The boat sections are fine, but they show a lack of care for action that feels like the designers didn’t quite understand what they were making. The boat doesn’t control as well as the car, and there are times where the stages force you to lose lives simply because you chose the wrong path (without warning), which is always an aggravating experience. The action also doesn’t feel right, with the weapons providing little in the way of feedback to let you know if you’re really damaging the enemies or just plinking off them. Although considering it feels like their weapons plink off of you, maybe that was a deliberate choice.
The worst of the vehicle sections is the one submarine stage. That one feels slower, with a larger, chunkier vehicle plodding under the waves while slower, bigger enemies drive along beside. This section doesn’t do enough to differentiate itself from the above water boat sections, except that the graphics are different, and it really makes you wish this stage were another driving section, or a boat section, that felt tighter and more responsive. This level is a chore to get through, with boring action that fails to entertain.
And then, for some reason, there are two shooting gallery sections. These aren’t really that interesting because they’re basically a test of your mouse-based twitch reflexes. A light gun shooting gallery can be fun, but mouse-based ones generally aren’t, and these two sections certainly fail on that front. The enemies only have a couple of spawn points to emerge from, and their attacks are slow. You could quite literally memorize their patterns and get through these sections with your brain almost entirely off, which doesn’t really speak well for the action.

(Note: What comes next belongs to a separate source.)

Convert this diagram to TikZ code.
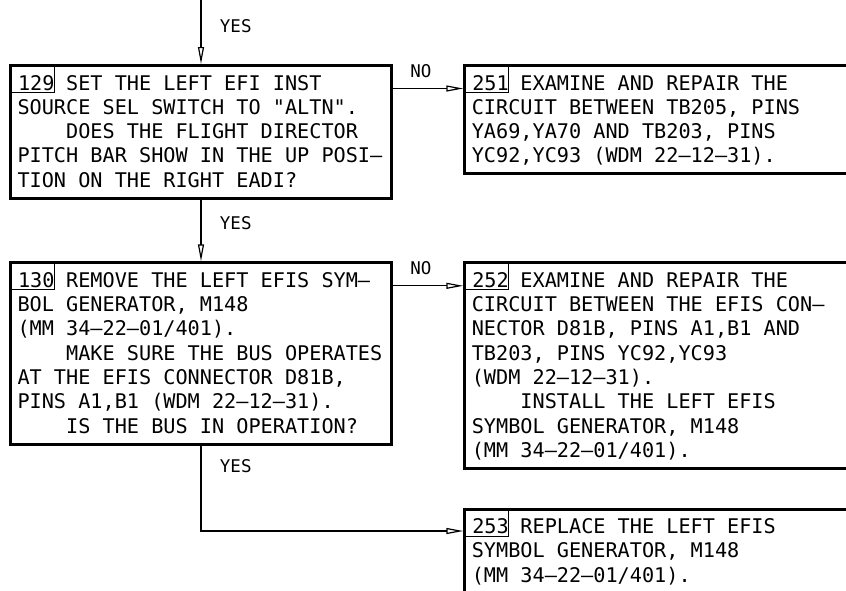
\documentclass[tikz,border=0pt]{standalone}
\usepackage{fontspec}
\setmonofont{DejaVu Sans Mono}
\usetikzlibrary{arrows.meta}

\newcommand{\indnt}{\phantom{0000}}
\newcommand{\firstln}{\rule{0pt}{20.5pt}}
\newcommand{\lastln}{\rule[-6.8pt]{0pt}{6.8pt}}

\begin{document}
\begin{tikzpicture}[
        x=1pt, y=-1pt,
        stepbox/.style={draw, line width=3pt, outer sep=0pt, anchor=north west,
            inner xsep=7pt, inner ysep=4pt, text width=#1, align=flush left,
            font=\ttfamily\fontsize{20.2pt}{24.33pt}\selectfont\frenchspacing},
        stepbox/.default=367pt,
        numtag/.style={draw, line width=0.9pt, outer sep=0pt, anchor=north west,
            inner sep=0pt, text width=44pt, align=flush right,
            text height=24.5pt, text depth=2.5pt,
            font=\ttfamily\fontsize{20.2pt}{24.33pt}\selectfont},
        flow/.style={line width=1.2pt, shorten >=1.5pt,
            -{Triangle[open, length=17pt, width=6pt]}},
        lbl/.style={font=\ttfamily\fontsize{17.5pt}{20pt}\selectfont,
            anchor=base west, xshift=15pt},
        yeslbl/.style={lbl, pos=0.49},
        nolbl/.style={lbl, pos=0, yshift=11pt},
    ]

    \path[use as bounding box] (0,0) rectangle (846,590);

    % =============================================
    % STEP 129 / 251
    % =============================================
    \node[stepbox] (s129) at (10.5, 65.5)
        {\firstln\phantom{129} SET THE LEFT EFI INST\\
         SOURCE SEL SWITCH TO "ALTN".\\
         \indnt DOES THE FLIGHT DIRECTOR\\
         PITCH BAR SHOW IN THE UP POSI–\\
         TION ON THE RIGHT EADI?\lastln};
    \node[stepbox=400pt] (s251) at (464.8, 65.5)
        {\firstln\phantom{251} EXAMINE AND REPAIR THE\\
         CIRCUIT BETWEEN TB205, PINS\\
         YA69,YA70 AND TB203, PINS\\
         YC92,YC93 (WDM 22–12–31).\lastln};

    \node[numtag] (n129) at (s129.north west) {129};
    \node[numtag] (n251) at (s251.north west) {251};

    \coordinate (in129) at (201, 0);
    \draw[flow] (in129) -- node[yeslbl] {YES} (s129.north);
    \draw[flow] ([yshift=-23pt]s129.north east) --
        node[nolbl] {NO} ([yshift=-23pt]s251.north west);

    % =============================================
    % STEP 130 / 252 / 253
    % =============================================
    \node[stepbox] (s130) at (10.5, 262.8)
        {\firstln\phantom{130} REMOVE THE LEFT EFIS SYM–\\
         BOL GENERATOR, M148\\
         (MM 34–22–01/401).\\
         \indnt MAKE SURE THE BUS OPERATES\\
         AT THE EFIS CONNECTOR D81B,\\
         PINS A1,B1 (WDM 22–12–31).\\
         \indnt IS THE BUS IN OPERATION?\lastln};
    \node[stepbox=400pt] (s252) at (464.8, 262.8)
        {\firstln\phantom{252} EXAMINE AND REPAIR THE\\
         CIRCUIT BETWEEN THE EFIS CON–\\
         NECTOR D81B, PINS A1,B1 AND\\
         TB203, PINS YC92,YC93\\
         (WDM 22–12–31).\\
         \indnt INSTALL THE LEFT EFIS\\
         SYMBOL GENERATOR, M148\\
         (MM 34–22–01/401).\lastln};
    \node[stepbox=400pt] (s253) at (464.8, 509)
        {\firstln\phantom{253} REPLACE THE LEFT EFIS\\
         SYMBOL GENERATOR, M148\\
         (MM 34–22–01/401).\lastln};

    \node[numtag] (n130) at (s130.north west) {130};
    \node[numtag] (n252) at (s252.north west) {252};
    \node[numtag] (n253) at (s253.north west) {253};

    \draw[flow] (s129.south) -- node[yeslbl] {YES} (s130.north);
    \draw[flow] ([yshift=-23pt]s130.north east) --
        node[nolbl] {NO} ([yshift=-23pt]s252.north west);
    \draw[flow] (s130.south) |- node[yeslbl, pos=0.165] {YES}
        ([yshift=-22pt]s253.north west);

\end{tikzpicture}
\end{document}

Honestly, with The Spy Who Loved Me it feels like Domark and The Kremlin maybe bit off a little bit too much. I appreciate the varied gameplay (which is something I wished Domark would do more in their earlier titles) and I can respect the ambition on display here. The Kremlin tries to up the ante after the decent (if not fantastic) 007: License to Kill, and I appreciate what they tried to do. In the end, though, this game doesn’t feel polished enough to really work on all fronts. Something a little more focused, with just the car and boat sections, might have worked better. Then, at least, the two portions of the game that functioned the best could have gotten the time and care they deserved. This is another noble effort from Domark, if not a particularly good one.